====== Listed entries

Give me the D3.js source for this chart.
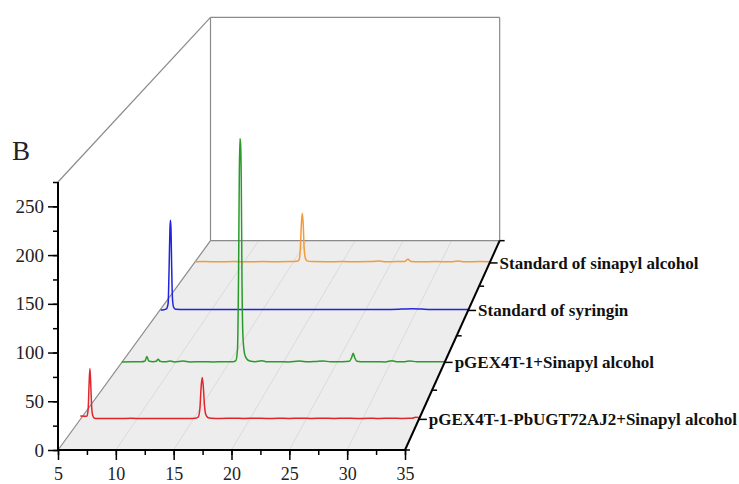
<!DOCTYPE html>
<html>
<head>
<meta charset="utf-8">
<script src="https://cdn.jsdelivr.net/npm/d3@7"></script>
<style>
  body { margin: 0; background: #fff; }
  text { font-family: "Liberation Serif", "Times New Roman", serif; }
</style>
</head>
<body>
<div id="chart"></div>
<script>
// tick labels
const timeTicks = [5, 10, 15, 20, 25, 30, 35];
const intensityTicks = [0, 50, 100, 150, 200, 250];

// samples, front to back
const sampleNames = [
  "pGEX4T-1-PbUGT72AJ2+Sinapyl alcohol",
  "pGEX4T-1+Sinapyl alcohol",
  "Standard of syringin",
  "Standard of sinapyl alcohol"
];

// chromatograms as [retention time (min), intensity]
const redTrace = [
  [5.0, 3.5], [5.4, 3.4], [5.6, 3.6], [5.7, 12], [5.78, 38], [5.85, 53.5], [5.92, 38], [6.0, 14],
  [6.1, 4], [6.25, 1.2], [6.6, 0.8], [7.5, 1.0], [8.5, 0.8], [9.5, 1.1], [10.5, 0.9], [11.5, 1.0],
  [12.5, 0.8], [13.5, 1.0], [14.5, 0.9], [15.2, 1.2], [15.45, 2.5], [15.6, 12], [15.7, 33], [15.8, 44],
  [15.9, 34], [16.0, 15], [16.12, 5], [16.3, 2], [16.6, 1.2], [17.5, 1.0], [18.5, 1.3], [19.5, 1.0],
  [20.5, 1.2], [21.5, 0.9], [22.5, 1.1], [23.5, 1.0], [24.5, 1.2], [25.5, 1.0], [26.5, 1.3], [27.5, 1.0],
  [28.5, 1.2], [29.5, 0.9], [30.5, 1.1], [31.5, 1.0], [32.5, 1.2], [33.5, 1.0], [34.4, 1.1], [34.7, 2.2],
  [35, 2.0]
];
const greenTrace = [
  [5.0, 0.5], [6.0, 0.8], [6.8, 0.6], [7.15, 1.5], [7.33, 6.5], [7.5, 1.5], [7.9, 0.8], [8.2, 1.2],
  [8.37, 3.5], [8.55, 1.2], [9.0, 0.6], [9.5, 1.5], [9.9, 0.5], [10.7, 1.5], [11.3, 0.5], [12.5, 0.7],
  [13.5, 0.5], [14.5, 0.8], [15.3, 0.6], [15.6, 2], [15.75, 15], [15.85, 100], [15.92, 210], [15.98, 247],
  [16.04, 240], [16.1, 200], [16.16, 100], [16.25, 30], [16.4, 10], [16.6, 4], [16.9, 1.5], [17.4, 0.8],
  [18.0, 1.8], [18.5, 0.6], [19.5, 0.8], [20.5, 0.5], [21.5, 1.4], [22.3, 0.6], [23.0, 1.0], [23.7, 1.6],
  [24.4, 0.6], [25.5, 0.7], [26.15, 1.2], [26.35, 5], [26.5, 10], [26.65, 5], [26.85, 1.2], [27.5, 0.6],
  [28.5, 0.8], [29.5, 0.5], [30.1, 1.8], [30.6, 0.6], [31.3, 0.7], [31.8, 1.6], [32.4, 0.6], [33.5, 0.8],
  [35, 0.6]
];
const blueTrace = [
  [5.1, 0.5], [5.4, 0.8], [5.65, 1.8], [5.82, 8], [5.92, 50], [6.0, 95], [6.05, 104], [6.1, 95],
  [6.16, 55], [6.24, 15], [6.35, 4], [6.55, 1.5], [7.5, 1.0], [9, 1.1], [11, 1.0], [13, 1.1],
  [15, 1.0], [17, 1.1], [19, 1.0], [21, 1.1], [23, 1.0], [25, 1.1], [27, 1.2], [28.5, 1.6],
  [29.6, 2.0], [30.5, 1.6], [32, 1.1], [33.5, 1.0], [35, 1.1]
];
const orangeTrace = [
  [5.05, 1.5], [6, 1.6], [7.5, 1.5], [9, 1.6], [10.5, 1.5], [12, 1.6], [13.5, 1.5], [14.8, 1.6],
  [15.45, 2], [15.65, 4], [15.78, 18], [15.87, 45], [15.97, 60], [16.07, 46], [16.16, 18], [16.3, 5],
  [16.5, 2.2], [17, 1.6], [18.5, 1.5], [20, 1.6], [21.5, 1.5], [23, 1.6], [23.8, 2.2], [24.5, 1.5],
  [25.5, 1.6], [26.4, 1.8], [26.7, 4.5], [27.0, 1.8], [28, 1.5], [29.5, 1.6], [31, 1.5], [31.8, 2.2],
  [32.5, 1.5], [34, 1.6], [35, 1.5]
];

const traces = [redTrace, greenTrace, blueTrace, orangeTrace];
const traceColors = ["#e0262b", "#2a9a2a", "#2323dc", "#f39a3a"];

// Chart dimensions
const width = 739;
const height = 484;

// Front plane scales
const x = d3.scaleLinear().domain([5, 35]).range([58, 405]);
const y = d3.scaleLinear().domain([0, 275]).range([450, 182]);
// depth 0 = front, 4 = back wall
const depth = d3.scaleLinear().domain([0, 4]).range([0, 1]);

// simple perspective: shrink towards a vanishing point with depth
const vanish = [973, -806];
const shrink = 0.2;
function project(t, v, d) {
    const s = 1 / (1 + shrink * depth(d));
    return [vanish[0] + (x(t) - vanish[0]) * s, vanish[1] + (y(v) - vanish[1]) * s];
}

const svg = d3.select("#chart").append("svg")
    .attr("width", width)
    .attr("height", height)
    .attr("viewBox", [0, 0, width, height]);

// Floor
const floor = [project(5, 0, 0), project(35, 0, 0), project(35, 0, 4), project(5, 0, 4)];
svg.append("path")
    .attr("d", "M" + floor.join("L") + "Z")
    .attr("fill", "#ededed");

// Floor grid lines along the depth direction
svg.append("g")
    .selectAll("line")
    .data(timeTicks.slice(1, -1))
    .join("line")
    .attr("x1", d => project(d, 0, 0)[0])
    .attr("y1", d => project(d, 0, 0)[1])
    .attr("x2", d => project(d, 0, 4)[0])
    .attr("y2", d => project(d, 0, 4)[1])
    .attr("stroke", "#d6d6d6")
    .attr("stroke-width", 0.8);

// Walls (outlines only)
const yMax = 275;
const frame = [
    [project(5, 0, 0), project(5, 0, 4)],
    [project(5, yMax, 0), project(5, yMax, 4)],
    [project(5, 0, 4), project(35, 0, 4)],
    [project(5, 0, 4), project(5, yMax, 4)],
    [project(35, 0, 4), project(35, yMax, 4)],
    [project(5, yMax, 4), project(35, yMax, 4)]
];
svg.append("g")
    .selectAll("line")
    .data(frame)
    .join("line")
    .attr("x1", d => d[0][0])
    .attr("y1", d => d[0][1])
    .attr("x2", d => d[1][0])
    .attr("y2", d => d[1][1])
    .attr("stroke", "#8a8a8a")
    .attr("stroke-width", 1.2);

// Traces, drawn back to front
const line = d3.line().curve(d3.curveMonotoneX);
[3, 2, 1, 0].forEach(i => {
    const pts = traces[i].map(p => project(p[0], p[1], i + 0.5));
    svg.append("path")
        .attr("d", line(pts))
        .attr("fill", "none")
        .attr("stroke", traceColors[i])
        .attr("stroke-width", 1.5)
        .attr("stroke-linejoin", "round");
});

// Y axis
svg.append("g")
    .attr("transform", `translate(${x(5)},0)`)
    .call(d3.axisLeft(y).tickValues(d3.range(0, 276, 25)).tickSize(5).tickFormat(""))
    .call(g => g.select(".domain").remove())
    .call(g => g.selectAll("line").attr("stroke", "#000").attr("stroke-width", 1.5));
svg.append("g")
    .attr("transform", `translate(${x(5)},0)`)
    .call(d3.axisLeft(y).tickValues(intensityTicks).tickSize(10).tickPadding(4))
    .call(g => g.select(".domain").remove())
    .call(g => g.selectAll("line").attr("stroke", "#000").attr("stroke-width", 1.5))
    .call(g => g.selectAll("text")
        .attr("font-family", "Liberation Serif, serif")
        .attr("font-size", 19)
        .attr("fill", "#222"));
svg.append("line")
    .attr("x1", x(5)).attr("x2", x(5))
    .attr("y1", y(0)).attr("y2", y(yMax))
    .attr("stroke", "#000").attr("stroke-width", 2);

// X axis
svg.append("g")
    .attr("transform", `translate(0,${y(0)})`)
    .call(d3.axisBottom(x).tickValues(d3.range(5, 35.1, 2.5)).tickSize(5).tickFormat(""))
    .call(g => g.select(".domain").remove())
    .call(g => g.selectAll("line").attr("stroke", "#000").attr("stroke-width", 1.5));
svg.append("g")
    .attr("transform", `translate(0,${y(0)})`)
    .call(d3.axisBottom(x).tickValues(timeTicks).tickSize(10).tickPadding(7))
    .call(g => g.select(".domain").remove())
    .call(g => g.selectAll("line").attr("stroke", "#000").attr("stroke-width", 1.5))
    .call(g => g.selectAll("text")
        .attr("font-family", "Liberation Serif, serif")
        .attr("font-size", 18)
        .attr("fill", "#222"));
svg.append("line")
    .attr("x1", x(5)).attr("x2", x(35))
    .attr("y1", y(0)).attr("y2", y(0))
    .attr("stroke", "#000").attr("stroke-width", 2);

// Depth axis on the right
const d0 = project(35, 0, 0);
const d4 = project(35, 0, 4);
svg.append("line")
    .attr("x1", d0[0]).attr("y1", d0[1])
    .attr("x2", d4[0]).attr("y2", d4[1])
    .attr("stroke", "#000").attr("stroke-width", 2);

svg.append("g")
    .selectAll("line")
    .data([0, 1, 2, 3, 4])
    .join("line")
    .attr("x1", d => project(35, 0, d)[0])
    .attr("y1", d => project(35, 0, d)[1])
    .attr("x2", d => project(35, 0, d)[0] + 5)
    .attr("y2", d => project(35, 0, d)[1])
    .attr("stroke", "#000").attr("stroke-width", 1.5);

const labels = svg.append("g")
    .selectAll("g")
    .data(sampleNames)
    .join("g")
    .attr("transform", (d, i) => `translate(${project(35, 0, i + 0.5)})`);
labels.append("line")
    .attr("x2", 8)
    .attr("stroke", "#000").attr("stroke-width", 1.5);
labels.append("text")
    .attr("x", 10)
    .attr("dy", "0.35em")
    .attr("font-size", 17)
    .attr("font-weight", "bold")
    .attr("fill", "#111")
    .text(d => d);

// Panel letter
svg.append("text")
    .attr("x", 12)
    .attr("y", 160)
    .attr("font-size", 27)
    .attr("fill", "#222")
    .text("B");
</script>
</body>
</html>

============
====== Listed entries

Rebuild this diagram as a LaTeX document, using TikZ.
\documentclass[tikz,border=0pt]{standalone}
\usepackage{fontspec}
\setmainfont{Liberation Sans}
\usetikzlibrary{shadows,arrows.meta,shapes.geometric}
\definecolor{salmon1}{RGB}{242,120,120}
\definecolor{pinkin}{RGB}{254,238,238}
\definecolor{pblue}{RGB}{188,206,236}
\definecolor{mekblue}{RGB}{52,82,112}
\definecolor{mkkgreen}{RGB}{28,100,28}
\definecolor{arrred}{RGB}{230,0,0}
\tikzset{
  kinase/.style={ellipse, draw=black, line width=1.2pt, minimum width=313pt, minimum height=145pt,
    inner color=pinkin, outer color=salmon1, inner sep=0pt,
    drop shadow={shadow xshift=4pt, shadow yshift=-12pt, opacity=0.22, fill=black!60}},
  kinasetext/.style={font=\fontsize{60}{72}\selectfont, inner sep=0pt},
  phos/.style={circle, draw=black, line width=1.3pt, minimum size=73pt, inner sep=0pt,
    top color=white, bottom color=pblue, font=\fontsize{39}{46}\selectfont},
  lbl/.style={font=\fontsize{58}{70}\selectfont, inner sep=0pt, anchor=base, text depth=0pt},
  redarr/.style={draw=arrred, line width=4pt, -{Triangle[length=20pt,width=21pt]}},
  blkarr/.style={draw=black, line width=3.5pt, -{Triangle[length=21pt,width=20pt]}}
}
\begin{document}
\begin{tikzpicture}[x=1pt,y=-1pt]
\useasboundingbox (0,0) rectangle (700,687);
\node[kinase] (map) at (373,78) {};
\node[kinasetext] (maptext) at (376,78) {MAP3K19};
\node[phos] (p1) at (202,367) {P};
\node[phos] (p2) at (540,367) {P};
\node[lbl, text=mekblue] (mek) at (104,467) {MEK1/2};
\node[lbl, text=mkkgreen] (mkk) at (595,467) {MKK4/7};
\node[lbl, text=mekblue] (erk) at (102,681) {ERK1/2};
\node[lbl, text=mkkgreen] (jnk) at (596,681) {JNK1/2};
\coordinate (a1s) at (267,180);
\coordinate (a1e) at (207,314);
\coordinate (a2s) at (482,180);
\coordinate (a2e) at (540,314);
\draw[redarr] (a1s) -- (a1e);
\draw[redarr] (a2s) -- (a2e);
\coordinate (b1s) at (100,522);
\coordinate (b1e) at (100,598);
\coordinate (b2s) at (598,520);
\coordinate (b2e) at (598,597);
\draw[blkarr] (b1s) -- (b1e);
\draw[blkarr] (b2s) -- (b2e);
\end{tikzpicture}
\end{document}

============
====== Listed entries

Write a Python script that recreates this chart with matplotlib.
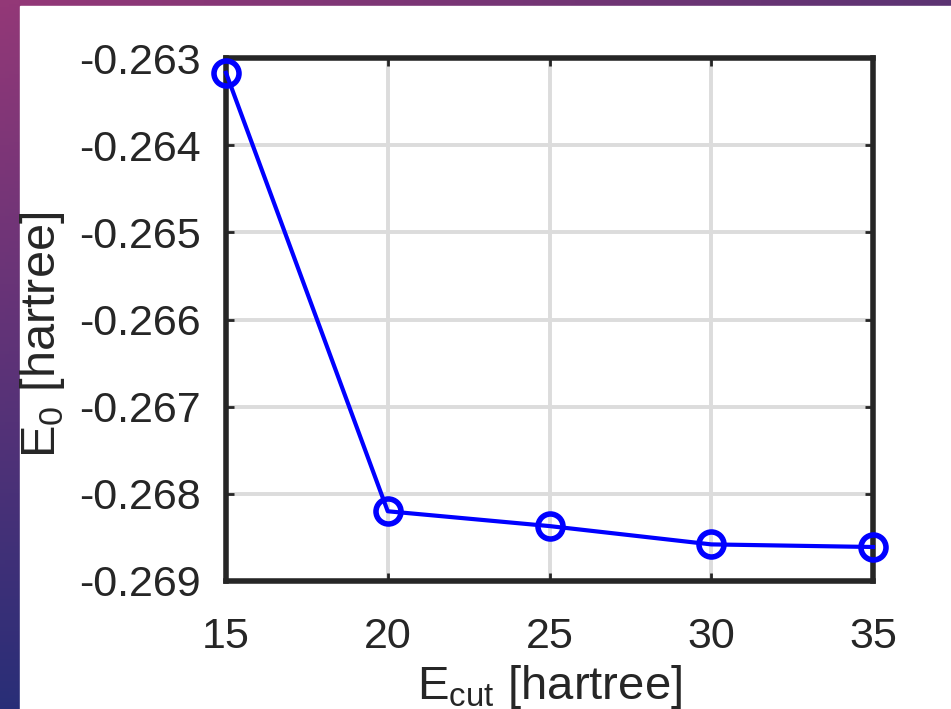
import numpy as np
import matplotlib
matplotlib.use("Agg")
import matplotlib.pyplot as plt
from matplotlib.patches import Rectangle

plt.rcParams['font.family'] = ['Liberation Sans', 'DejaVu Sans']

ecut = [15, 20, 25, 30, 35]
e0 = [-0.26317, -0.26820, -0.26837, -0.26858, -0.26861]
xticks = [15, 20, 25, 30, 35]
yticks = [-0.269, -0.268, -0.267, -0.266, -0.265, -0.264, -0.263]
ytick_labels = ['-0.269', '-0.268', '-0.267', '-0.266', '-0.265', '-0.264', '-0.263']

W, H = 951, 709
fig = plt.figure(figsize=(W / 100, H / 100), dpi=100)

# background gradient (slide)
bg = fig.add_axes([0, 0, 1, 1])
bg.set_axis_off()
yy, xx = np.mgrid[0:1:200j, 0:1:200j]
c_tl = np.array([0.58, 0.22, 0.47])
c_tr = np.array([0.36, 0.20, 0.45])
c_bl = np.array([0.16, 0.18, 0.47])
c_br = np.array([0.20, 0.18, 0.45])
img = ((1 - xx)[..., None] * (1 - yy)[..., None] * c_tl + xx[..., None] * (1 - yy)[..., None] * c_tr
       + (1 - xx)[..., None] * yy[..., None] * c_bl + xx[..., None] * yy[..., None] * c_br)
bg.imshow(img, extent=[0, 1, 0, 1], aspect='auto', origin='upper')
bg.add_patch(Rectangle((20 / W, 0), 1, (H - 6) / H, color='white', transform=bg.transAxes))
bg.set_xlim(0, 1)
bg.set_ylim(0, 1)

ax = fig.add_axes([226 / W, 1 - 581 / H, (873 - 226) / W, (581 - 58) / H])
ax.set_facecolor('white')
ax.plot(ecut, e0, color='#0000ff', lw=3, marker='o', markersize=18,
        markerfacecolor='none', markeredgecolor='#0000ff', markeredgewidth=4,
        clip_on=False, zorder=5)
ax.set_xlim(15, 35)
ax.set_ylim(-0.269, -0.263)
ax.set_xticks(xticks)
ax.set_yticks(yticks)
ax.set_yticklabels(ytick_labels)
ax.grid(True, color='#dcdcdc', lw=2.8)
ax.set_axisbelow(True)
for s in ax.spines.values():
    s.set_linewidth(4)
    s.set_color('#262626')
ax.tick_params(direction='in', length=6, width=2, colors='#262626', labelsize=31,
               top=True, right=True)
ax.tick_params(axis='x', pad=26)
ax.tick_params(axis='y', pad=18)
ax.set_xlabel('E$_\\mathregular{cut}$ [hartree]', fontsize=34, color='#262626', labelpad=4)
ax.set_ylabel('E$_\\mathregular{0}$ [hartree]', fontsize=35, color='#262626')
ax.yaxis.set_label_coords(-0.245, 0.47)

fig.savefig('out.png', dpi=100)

============

*Problem requirements*
Both the line with "Write a Python" and the line with "plt.rcParams['font.family'] = ['Liberation" are included: reproduce them and every line between, exactly, with pictures omitted.

*Task solution*
Write a Python script that recreates this chart with matplotlib.
import numpy as np
import matplotlib
matplotlib.use("Agg")
import matplotlib.pyplot as plt
from matplotlib.patches import Rectangle

plt.rcParams['font.family'] = ['Liberation Sans', 'DejaVu Sans']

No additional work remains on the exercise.